Another bomb, placed near the school, killed one soldier and injured two others.

"The perpetrators no doubt wanted to kill Chaiyaphat because he was trying to get tough with them in his district," said Pattani Governor Thanoo Uthairat.

Pattani, Narathiwat and Yala provinces comprise the deep south, the majority Muslim region that borders Malaysia, and has long claimed closer cultural ties with its southern neighbour than with the predominantly Buddhist Thai state.

More than 2,100 people have fallen victim to violence in the region since January 2004, when a decades-old separatist struggle turned to more brutal tactics such as beheadings and terrorising innocent civilians in an apparent effort to drive the Thai-Buddhist minority out of the area.
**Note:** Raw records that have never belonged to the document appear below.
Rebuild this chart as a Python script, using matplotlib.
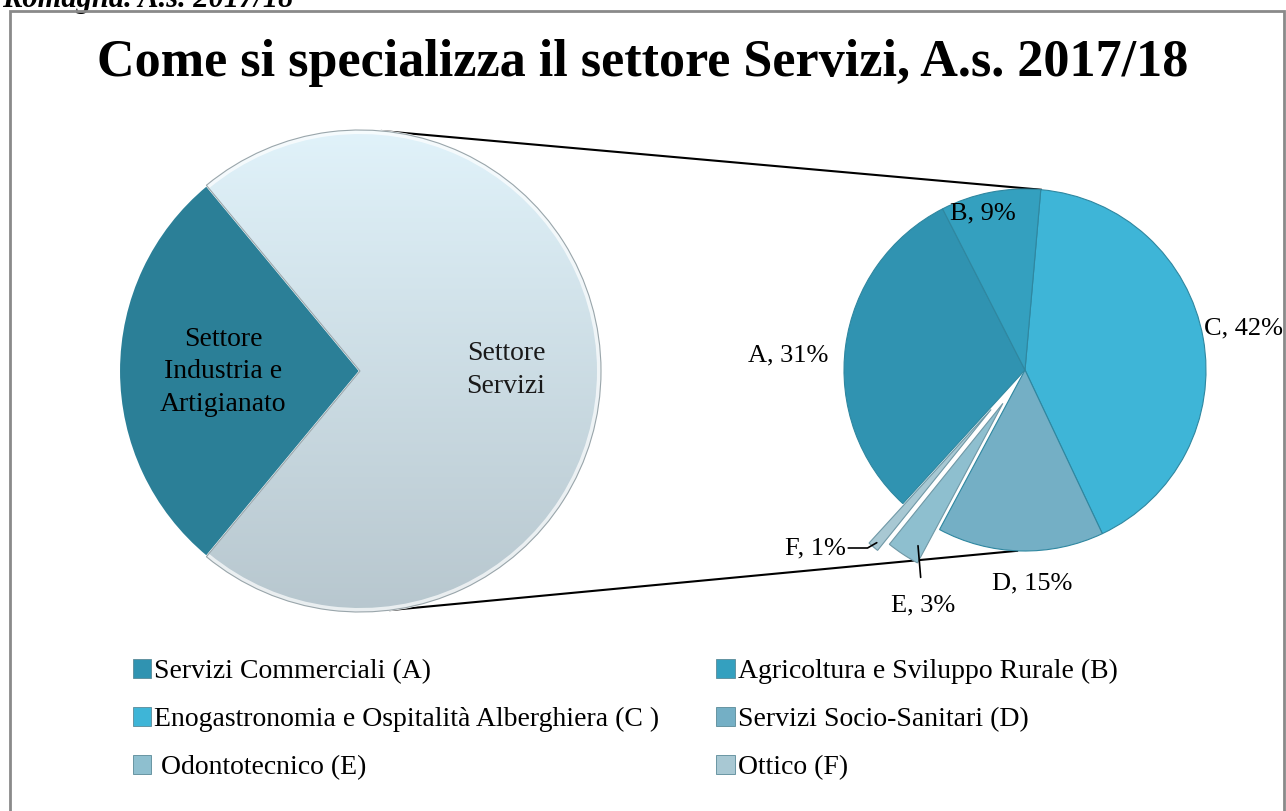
import matplotlib
matplotlib.use('Agg')
import matplotlib.pyplot as plt
import matplotlib.patches as patches
import numpy as np

# --- Data ---
top_labels = ['Settore\nServizi', 'Settore\nIndustria e\nArtigianato']
top_share = [72, 28]

sub_codes = ['A', 'B', 'C', 'D', 'E', 'F']
sub_names = ['Servizi Commerciali (A)', 'Agricoltura e Sviluppo Rurale (B)',
             'Enogastronomia e Ospitalità Alberghiera (C )', 'Servizi Socio-Sanitari (D)',
             ' Odontotecnico (E)', 'Ottico (F)']
sub_share = [31, 9, 42, 15, 3, 1]

# --- Style ---
W, H = 1286, 811
SERIF = ['Liberation Serif', 'DejaVu Serif']
sub_colors = {'A': '#3093b1', 'B': '#34a0bf', 'C': '#3eb5d7',
              'D': '#74afc5', 'E': '#8ebfcf', 'F': '#a8c8d3'}
ind_color = '#2b7f97'
draw_order = ['C', 'D', 'E', 'F', 'A', 'B']   # clockwise from the top connector
explode_px = {'E': 40, 'F': 52}

plt.rcParams['font.family'] = SERIF

fig = plt.figure(figsize=(W / 100, H / 100), dpi=100)
ax = fig.add_axes([0, 0, 1, 1])

# left pie (pixel coords, y up)
lc, lr = (360, H - 371), 241
ls = -top_share[0] / sum(top_share) * 180
lw, _ = ax.pie(top_share, colors=['#d6e8f0', ind_color], startangle=ls,
               center=lc, radius=lr, frame=True,
               wedgeprops=dict(edgecolor='white', linewidth=1.5))

# light gradient on the Servizi slice
grad = np.linspace(0, 1, 256)[:, None]
top_rgb = np.array([0.88, 0.95, 0.98])
bot_rgb = np.array([0.72, 0.78, 0.81])
img = top_rgb * (1 - grad[..., None]) + bot_rgb * grad[..., None]
im = ax.imshow(img, extent=(lc[0] - lr, lc[0] + lr, lc[1] - lr, lc[1] + lr),
               aspect='auto', zorder=1.5, origin='upper')
im.set_clip_path(lw[0])
ax.add_patch(patches.Wedge(lc, lr, lw[0].theta1, lw[0].theta2, width=4,
                           facecolor='white', edgecolor='none', alpha=0.7, zorder=1.6))
ax.add_patch(patches.Wedge(lc, lr, lw[0].theta1, lw[0].theta2, fill=False,
                           edgecolor='#9aa6ab', linewidth=0.8, zorder=1.7))

ax.text(506, H - 370, top_labels[0], ha='center', va='center', fontsize=20,
        color='#1a1a1a', linespacing=1.38, zorder=3)
ax.text(223, H - 372, top_labels[1], ha='center', va='center', fontsize=20,
        color='black', linespacing=1.38, zorder=3)

# right pie
rc, rr = (1025, H - 370), 181
vals = [sub_share[sub_codes.index(c)] for c in draw_order]
rs = 85
rw, _ = ax.pie(vals, colors=[sub_colors[c] for c in draw_order],
               explode=[explode_px.get(c, 0) for c in draw_order],
               startangle=rs, counterclock=False, center=rc, radius=rr, frame=True,
               wedgeprops=dict(edgecolor='#2f87a0', linewidth=0.8))
for c in ('E', 'F'):
    rw[draw_order.index(c)].set_edgecolor('#6f98a6')

# connector lines (drawn under the pies)
def on_circle(c, r, ang):
    a = np.deg2rad(ang)
    return c[0] + r * np.cos(a), c[1] + r * np.sin(a)

p1 = on_circle(lc, lr, 84.8)
p2 = on_circle(rc, rr, rs)
p3 = on_circle(lc, lr, -82.8)
p4 = on_circle(rc, rr, -92.5)
ax.plot([p1[0], p2[0]], [p1[1], p2[1]], color='black', lw=1.5, zorder=0.5)
ax.plot([p3[0], p4[0]], [p3[1], p4[1]], color='black', lw=1.5, zorder=0.5)

# data labels
wedge_of = dict(zip(draw_order, rw))
lab_pos = {'A': (788, 355), 'B': (983, 213), 'C': (1243, 328), 'D': (1032, 583)}
for c, (x, y) in lab_pos.items():
    share = sub_share[sub_codes.index(c)]
    ax.text(x, H - y, f'{c}, {share}%', ha='center', va='center', fontsize=19, zorder=5)

def tip(c, frac=0.97):
    w = wedge_of[c]
    mid = (w.theta1 + w.theta2) / 2
    return on_circle(w.center, w.r * frac, mid)

e_txt = (923, H - 605)
ax.annotate(f"E, {sub_share[4]}%", xy=(e_txt[0] - 5, tip('E')[1] + 4),
            xytext=e_txt, ha='center', va='center', fontsize=19,
            arrowprops=dict(arrowstyle='-', lw=1.2, color='black',
                            shrinkA=10, shrinkB=0), zorder=5)
ax.annotate(f"F, {sub_share[5]}%", xy=tip('F'),
            xytext=(815, H - 548), ha='center', va='center', fontsize=19,
            arrowprops=dict(arrowstyle='-', lw=1.2, color='black',
                            connectionstyle='angle,angleA=0,angleB=30,rad=0',
                            shrinkA=30, shrinkB=0), zorder=5)

# title and header
ax.text(W / 2, H - 63, 'Come si specializza il settore Servizi, A.s. 2017/18',
        ha='center', va='center', fontsize=37.5, fontweight='bold')
ax.text(2, H - 7, 'Romagna. A.s. 2017/18', ha='left', va='baseline',
        fontsize=22, fontweight='bold', fontstyle='italic')

# frame
ax.add_patch(patches.Rectangle((10, -20), 1274, H - 11 + 20, fill=False,
                               edgecolor='#8a8a8a', linewidth=2, zorder=6))

# legend (column-wise fill: A, C, E | B, D, F)
leg_order = ['A', 'C', 'E', 'B', 'D', 'F']
handles = [patches.Patch(facecolor=sub_colors[c], edgecolor='#5a8a98', linewidth=0.6,
                         label=sub_names[sub_codes.index(c)]) for c in leg_order]
ax.legend(handles=handles, ncol=2, loc='upper left', bbox_to_anchor=(133, H - 659),
          bbox_transform=ax.transData, frameon=False, fontsize=20,
          handlelength=0.65, handleheight=0.65, handletextpad=0.12,
          labelspacing=0.83, columnspacing=2.05, borderpad=0, borderaxespad=0)

ax.set_xlim(0, W)
ax.set_ylim(0, H)
ax.set_aspect('equal')
ax.axis('off')

fig.savefig('out.png', dpi=100)
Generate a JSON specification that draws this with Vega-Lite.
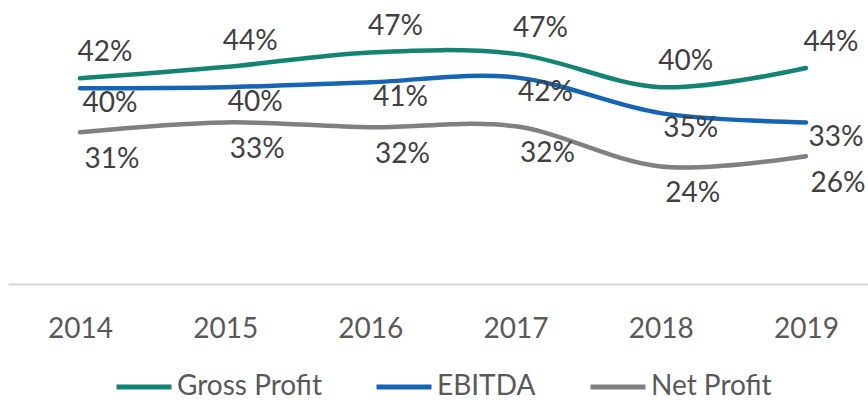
{
  "$schema": "https://vega.github.io/schema/vega-lite/v6.json",
  "width": 860,
  "height": 284,
  "autosize": "none",
  "padding": {"left": 8, "top": 0, "right": 0, "bottom": 116},
  "config": {"view": {"stroke": null}, "font": "Lato"},
  "data": {
    "values": [
      {"year": "2014", "series": "Gross Profit", "value": 0.42},
      {"year": "2015", "series": "Gross Profit", "value": 0.443},
      {"year": "2016", "series": "Gross Profit", "value": 0.473},
      {"year": "2017", "series": "Gross Profit", "value": 0.47},
      {"year": "2018", "series": "Gross Profit", "value": 0.402},
      {"year": "2019", "series": "Gross Profit", "value": 0.441},
      {"year": "2014", "series": "EBITDA", "value": 0.40},
      {"year": "2015", "series": "EBITDA", "value": 0.402},
      {"year": "2016", "series": "EBITDA", "value": 0.412},
      {"year": "2017", "series": "EBITDA", "value": 0.422},
      {"year": "2018", "series": "EBITDA", "value": 0.349},
      {"year": "2019", "series": "EBITDA", "value": 0.33},
      {"year": "2014", "series": "Net Profit", "value": 0.31},
      {"year": "2015", "series": "Net Profit", "value": 0.33},
      {"year": "2016", "series": "Net Profit", "value": 0.32},
      {"year": "2017", "series": "Net Profit", "value": 0.322},
      {"year": "2018", "series": "Net Profit", "value": 0.24},
      {"year": "2019", "series": "Net Profit", "value": 0.261}
    ]
  },
  "encoding": {
    "x": {
      "field": "year",
      "type": "ordinal",
      "scale": {"type": "point", "padding": 0.4614, "align": 0.537},
      "axis": {
        "title": null,
        "labelAngle": 0,
        "domainColor": "#d9d9d9",
        "domainWidth": 2,
        "ticks": false,
        "tickSize": 0,
        "grid": false,
        "labelFontSize": 28,
        "labelColor": "#595959",
        "labelBaseline": "alphabetic",
        "labelPadding": 53
      }
    },
    "y": {
      "field": "value",
      "type": "quantitative",
      "scale": {"domain": [0, 0.58], "nice": false},
      "axis": null
    }
  },
  "layer": [
    {
      "mark": {"type": "line", "interpolate": "cardinal", "strokeWidth": 4.5, "strokeCap": "round"},
      "encoding": {
        "color": {
          "field": "series",
          "type": "nominal",
          "scale": {"domain": ["Gross Profit", "EBITDA", "Net Profit"], "range": ["#138373", "#1565b4", "#808080"]},
          "legend": {
            "title": null,
            "orient": "none",
            "direction": "horizontal",
            "legendX": 106,
            "legendY": 357,
            "symbolType": "stroke",
            "symbolSize": 3025,
            "symbolStrokeWidth": 5,
            "labelFontSize": 28,
            "labelColor": "#595959",
            "labelOffset": 3,
            "columnPadding": 44,
            "padding": 0
          }
        }
      }
    },
    {
      "transform": [{"filter": "datum.series === 'Gross Profit'"}],
      "mark": {"type": "text", "dx": 25, "dy": -17, "baseline": "alphabetic", "fontSize": 28, "color": "#404040"},
      "encoding": {"text": {"field": "value", "type": "quantitative", "format": ".0%"}}
    },
    {
      "transform": [{"filter": "datum.series === 'EBITDA'"}],
      "mark": {"type": "text", "dx": 30, "dy": 24, "baseline": "alphabetic", "fontSize": 28, "color": "#404040"},
      "encoding": {"text": {"field": "value", "type": "quantitative", "format": ".0%"}}
    },
    {
      "transform": [{"filter": "datum.series === 'Net Profit'"}],
      "mark": {"type": "text", "dx": 32, "dy": 36, "baseline": "alphabetic", "fontSize": 28, "color": "#404040"},
      "encoding": {"text": {"field": "value", "type": "quantitative", "format": ".0%"}}
    }
  ]
}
Thai Prime Minister Surayud Chulanont, who has won international praise for his conciliatory approach to the conflict, admitted Monday that the policy had failed to improve the situation, which has in fact "deteriorated" in recent months.

The deep south was an independent Islamic sultanate known as Pattani for hundreds of years before being conquered by Bangkok in 1786. The border provinces came under direct rule of the Thai bureaucracy in 1902.

A separatist struggle took off in the 1950s, fuelled by government efforts to suppress the local culture and religion in the region.